Abandonou sua linha de mutismo e doçura, e fulminou uma nota violenta
contra o jornal, afirmando que era lícito aos bispos não publicar a
carta do Vaticano, e o jornal violara, portanto, um direito episcopal.
Balanço: face ao crime gravíssimo de incitar o público à desobediência
para com a Encíclica, mansidão total e requintada...; face à incorreção,
muito menos grave, de publicar um documento reservado, furor, estrépito
e vitupérios.
Que
contradição poderia ilustrar melhor o triste caso que se vai
generalizando em ambientes católicos cada vez mais extensos?

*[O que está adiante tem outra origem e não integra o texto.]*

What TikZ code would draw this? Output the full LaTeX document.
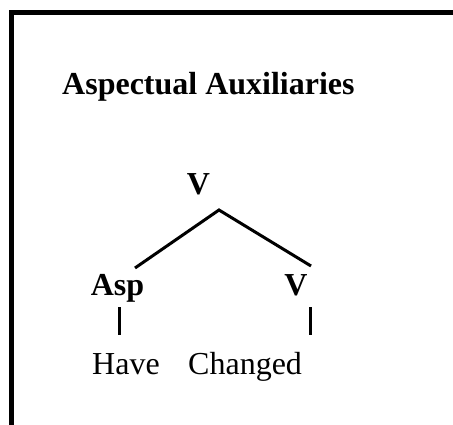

Escrevendo estas palavras, penso no Brasil.
Com
efeito, acabo de ler, em um diário sério - cujas notícias, salvo sólidas
provas em contrário é forçoso ter por verídicas - que o Clero de Belo
Horizonte, reunido sob a presidência do arcebispo d. Rezende Costa,
indicou o pe. Michel Le Ven e mais outro padre para as funções de
"conselheiro espiritual" do Clero. O pe. Le Ven é um dos missionários
franceses presos em Belo Horizonte como comunista. Caberá ao pe. Le Ven,
sempre segundo a notícia, ter "encontros periódicos com os padres das
várias paróquias para esclarecer dúvidas que surjam sobre o exercício do
Sacerdócio". Como se vê, não há função melhor para espalhar o comunismo
na Igreja.
Pois
bem: que significa essa eleição? Todos os jornais noticiaram a
instauração do processo contra o missionário. Nenhum - que me conste -
publicou a conclusão do inquérito. O público tem pois, o pe. Le Ven por
suspeito de comunista. Nesta emergência, confiar-lhe tal função não é
deixar o público atemorizado, chocado, confundido?
Com
que objetivo foi feita essa desconcertante indicação?
Quem
desvendará este mistério? Quem responderá a esta pergunta?
* * *
"Ó
vós todos que passais pelo caminho, parai e vede se há dor semelhante à
minha dor". Estas palavras trágicas de Jeremias exprimem toda a aflição
dos verdadeiros católicos ante o moderno drama da Igreja.
Não é
bom que essa dor se publique e frutifique em outras preces?
P. S.
- Estava concluído este artigo, quando chegaram os resultados quase
completos das eleições no Chile.
Diante de um avanço comunista considerável, Eduardo Frei se apresentara
candidato à Presidência da República propondo a via demo-cristã
"intermediária" entre os adeptos e os adversários do comunismo: fazer
algumas das reformas sociais desejadas pelos comunistas, para os
contentar e lhes abrandar o ímpeto. Tratava-se da "luta" anticomunista
clássica do PDC no mundo inteiro, capitulada na fórmula "ceder para não
perder". Por esta fórmula, quanto maiores as concessões ao comunismo,
tanto maiores as vitórias contra ele. Em rigor de lógica, conceder tudo
ao comunismo seria matá-lo...
Frei
enveredou resolutamente por este caminho. E as eleições de domingo
deveriam testar seu êxito. O teste revelou um fracasso. Os comunistas
ganharam: tinham 18 cadeiras na Câmara anterior e obtiveram mais 5. O
Partido Nacional, que é anticomunista, teve um progresso espetacular; de
8 cadeiras passou a 34. O eleitorado não confia, pois, nos suspeitos
emplastros de Frei. O PDC sofreu um recuo impressionante, de 82
deputados que tinha, passou para 56.
Verificou-se, pois, que o eleitorado se vai afastando do programa
pedecista, que quer apagar a fogueira comunista com jatos de gasolina,
isto é, capitulações. E está de parabéns Fábio Vidigal Xavier da
Silveira, que previu o fato em seu "Frei, o Kerensky chileno".